Christianity has never required church members to wear the cross, and so Eweida has no grounds to state her position that British Airways engaged in religious discrimination. So why the sudden departure from this historical fact? The answer: public propaganda now acts as a convenient driver to reverse the truth and secular values into a society in which religious dogma influences policy-making right up to and including governmental decision processes.

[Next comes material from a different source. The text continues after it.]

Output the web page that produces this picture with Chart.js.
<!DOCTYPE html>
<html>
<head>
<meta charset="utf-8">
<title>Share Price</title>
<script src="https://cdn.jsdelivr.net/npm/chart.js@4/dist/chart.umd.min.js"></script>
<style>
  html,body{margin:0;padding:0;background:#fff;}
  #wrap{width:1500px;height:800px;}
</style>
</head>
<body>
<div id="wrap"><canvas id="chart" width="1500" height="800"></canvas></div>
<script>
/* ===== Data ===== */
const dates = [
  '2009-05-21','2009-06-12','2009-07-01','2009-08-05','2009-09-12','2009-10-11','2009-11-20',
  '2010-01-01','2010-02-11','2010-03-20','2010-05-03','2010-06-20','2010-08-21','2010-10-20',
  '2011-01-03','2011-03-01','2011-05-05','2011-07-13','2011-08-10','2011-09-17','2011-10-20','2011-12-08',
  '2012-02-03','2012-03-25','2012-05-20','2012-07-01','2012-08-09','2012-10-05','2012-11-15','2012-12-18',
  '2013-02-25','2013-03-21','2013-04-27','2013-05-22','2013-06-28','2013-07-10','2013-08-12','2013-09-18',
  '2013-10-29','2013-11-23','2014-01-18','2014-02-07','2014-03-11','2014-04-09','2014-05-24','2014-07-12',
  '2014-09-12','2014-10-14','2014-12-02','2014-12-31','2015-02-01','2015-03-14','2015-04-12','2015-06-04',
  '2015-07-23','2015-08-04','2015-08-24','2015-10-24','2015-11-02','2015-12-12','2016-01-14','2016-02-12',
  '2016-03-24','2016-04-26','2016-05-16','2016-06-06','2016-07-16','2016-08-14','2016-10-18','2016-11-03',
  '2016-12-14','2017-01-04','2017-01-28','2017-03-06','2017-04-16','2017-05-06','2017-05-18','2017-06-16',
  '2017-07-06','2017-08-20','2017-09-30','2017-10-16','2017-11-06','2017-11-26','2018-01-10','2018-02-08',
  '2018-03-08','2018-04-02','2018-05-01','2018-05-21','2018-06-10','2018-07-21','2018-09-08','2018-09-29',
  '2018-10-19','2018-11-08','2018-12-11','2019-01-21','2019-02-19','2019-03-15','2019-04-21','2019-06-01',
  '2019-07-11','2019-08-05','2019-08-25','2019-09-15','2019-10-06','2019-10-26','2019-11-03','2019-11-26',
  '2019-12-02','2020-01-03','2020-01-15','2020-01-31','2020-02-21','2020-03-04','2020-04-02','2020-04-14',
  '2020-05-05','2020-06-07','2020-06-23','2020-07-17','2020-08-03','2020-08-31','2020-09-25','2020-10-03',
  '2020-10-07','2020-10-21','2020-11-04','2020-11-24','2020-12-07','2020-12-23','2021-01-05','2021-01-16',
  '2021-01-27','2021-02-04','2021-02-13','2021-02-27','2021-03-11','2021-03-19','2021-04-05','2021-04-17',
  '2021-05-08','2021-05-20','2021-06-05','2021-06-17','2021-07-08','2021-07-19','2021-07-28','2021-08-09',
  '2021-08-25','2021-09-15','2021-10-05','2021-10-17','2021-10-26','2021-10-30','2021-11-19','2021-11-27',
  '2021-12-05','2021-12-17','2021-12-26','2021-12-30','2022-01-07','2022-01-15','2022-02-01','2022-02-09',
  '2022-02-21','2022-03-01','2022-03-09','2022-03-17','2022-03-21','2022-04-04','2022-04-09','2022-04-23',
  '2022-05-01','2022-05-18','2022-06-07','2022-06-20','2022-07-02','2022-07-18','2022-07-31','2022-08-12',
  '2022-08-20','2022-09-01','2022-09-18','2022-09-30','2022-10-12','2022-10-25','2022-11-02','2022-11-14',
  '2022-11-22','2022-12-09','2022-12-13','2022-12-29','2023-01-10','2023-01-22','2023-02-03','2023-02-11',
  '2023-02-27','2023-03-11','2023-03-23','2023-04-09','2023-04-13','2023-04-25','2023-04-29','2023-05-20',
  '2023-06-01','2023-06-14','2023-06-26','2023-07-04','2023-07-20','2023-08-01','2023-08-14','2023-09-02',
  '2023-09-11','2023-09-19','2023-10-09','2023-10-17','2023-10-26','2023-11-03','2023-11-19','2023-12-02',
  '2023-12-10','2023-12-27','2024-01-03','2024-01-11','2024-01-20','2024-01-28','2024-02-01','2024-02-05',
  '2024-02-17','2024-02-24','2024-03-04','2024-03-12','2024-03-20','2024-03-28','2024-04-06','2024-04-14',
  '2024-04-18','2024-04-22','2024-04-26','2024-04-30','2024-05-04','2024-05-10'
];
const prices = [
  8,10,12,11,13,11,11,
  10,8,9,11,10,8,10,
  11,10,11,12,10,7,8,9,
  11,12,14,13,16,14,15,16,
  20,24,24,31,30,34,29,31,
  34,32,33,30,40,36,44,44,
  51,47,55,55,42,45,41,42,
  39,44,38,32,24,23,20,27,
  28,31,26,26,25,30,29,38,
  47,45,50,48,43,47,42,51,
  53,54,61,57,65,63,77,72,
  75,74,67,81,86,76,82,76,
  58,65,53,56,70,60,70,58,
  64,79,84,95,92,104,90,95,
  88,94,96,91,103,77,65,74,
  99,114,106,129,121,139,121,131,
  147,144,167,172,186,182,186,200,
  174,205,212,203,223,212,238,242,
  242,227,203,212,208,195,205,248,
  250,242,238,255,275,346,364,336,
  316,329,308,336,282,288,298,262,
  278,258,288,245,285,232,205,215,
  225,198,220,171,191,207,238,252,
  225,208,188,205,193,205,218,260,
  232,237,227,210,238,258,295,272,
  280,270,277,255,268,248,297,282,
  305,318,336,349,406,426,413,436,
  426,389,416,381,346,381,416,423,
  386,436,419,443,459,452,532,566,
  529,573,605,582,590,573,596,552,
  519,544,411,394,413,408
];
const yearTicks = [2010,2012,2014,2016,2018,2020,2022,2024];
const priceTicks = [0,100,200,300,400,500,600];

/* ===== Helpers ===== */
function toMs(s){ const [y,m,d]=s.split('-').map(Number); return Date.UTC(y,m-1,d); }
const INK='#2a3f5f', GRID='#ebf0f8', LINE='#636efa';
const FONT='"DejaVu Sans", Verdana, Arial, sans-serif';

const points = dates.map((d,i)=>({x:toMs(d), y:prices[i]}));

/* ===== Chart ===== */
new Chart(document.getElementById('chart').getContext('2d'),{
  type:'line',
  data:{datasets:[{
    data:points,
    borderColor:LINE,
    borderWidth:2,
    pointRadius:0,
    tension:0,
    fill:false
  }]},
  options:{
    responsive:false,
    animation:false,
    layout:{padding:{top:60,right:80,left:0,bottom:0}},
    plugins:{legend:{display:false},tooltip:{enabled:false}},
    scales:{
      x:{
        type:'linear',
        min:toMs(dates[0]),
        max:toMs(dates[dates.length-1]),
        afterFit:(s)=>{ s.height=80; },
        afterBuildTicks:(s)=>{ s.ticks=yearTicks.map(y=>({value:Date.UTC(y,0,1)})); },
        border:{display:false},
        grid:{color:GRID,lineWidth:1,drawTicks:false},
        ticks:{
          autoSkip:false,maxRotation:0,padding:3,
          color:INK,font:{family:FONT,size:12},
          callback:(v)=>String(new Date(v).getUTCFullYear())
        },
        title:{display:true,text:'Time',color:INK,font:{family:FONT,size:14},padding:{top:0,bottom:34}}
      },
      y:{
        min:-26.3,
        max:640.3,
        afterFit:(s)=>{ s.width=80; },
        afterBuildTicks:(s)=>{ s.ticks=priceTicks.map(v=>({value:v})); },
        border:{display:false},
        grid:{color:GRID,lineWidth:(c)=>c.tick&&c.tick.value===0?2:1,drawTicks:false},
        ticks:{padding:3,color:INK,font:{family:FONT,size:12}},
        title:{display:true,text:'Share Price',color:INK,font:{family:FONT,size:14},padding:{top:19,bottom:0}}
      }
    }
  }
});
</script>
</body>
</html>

Atheists have every right to criticise religious beliefs if they see the faulty logic behind arguments promoting the use of tax-payer's money in order to favour one particular belief-system over another. When Church of England leaders demand special treatment for Christians over other faiths when it comes to dress codes, it becomes clear that persons such as Williams have differing weights in their house, one large and one small. If the Church of England chooses to misrepresent atheism as an 'intolerant faith position', and misrepresent their own religion, I would respond: who has the intolerant faith position now?

The Merchant of Menace said...

The immediately preceding comment is by a brilliant young man, Alan Mackenzie. His blog, Rank Athism, is worth visiting regularly, and can be found here or through the permanent link in the right-hand sidebar of this blog.

The Merchant of Menace said...

With apologies to Alan for mis-spelling his blog's title - I was very, very drunk at the time!